Приведя ряд примеров совпадения речи рассказчика с речью Голядкина, В. Виноградов продолжает:
«Количество выписок можно бы значительно умножить, но и сделанные, представляя собою комбинацию самоопределений господина Голядкина с мелкими словесными штрихами стороннего наблюдателя, достаточно ярко подчёркивают мысль, что «петербургская поэма», по крайней мере во многих частях, выливается в форму рассказа о Голядкине его «двойника», то есть «человека с его языком и понятиями». В применении этого новаторского приёма и крылась причина неуспеха «Двойника».[132]
Весь произведённый В. Виноградовым анализ тонок и основателен, и выводы его верны, но он остаётся, конечно, в пределах принятого им метода, а в эти-то пределы как раз и не вмещается самое главное и существенное.
В. Виноградов, как нам кажется, не мог усмотреть действительного своеобразия синтаксиса «Двойника», ибо синтаксический строй здесь определяется не сказом самим по себе и не чиновническим разговорным диалектом или канцелярской фразеологией официального характера, а прежде всего столкновением и перебоем разных акцентов в пределах одного синтаксического целого, то есть именно тем, что это целое, будучи одним, вмещает в себя акценты двух голосов. Не понята и не указана, далее, диалогическая обращенность рассказа к Голядкину, проявляющаяся в очень ярких внешних признаках, например в том, что первая фраза речи Голядкина сплошь да рядом является очевидной репликой на предшествующую ей фразу рассказа. Не понята, наконец, основная связь рассказа с внутренним диалогом Голядкина: ведь рассказ вовсе не воспроизводит речь Голядкина вообще, а непосредственно продолжает лишь речь его второго голоса.

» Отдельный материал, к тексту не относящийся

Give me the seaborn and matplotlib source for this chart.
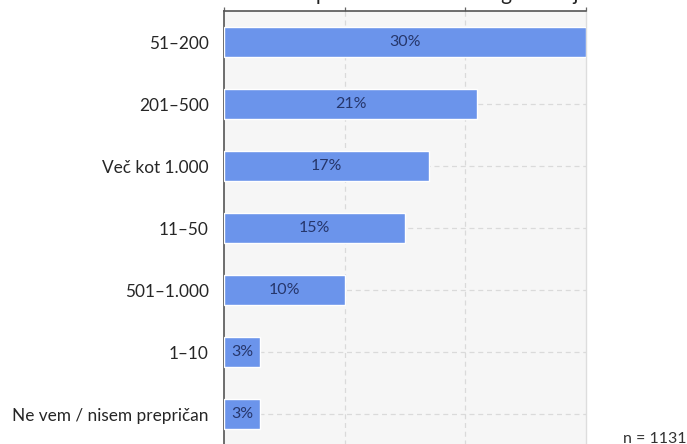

Вообще, оставаясь в пределах лингвистической стилистики, к собственному художественному заданию стиля подойти нельзя. Ни одно формально-лингвистическое определение слова не покроет его художественных функций в произведении. Подлинные стилеобразующие факторы остаются вне кругозора лингвистической стилистики.
В стиле рассказа в «Двойнике» есть ещё одна очень существенная черта, также верно отмеченная В. Виноградовым, но не объяснённая им. «В повествовательном сказе, — говорит он, — преобладают моторные образы, и основной стилистический приём ем — регистрация движений независимо от их повторяемости».[133]
Действительно, рассказ с утомительнейшею точностью регистрирует все мельчайшие движения героя, не скупясь на бесконечные повторения. Рассказчик словно прикован к своему герою, не может отойти от него на должную дистанцию, чтобы дать резюмирующий и цельный образ его поступков и действий. Такой обобщающий образ лежал бы уже вне кругозора самого героя, и вообще такой образ предполагает какую-то устойчивую позицию вовне. Этой позиции нет у рассказчика, у него нет необходимой перспективы для художественно завершающего охвата образа героя и его пастушков в целом.[134]
Эта особенность рассказа в «Двойнике» с известными видоизменениями сохраняется и на протяжении всего последующего творчества Достоевского. Рассказ Достоевского всегда рассказ без перспективы. Употребляя искусствоведческий термин, мы можем сказать, что у Достоевского нет «далевого образа» героя и события. Рассказчик находится в непосредственной близости к герою и к совершающемуся событию, и с этой максимально приближённой, бесперспективной точки зрения он и строит изображение их. Правда, хроникёры Достоевского пишут свои записки уже после окончания всех событий и будто бы с известной временной перспективой. Рассказчик «Бесов», например, очень часто говорит: «теперь, когда все это уже кончилось», «теперь, когда мы вспоминаем все это» и т. п., но на самом деле рассказ свой он строит без всякой сколько-нибудь существенной перспективы.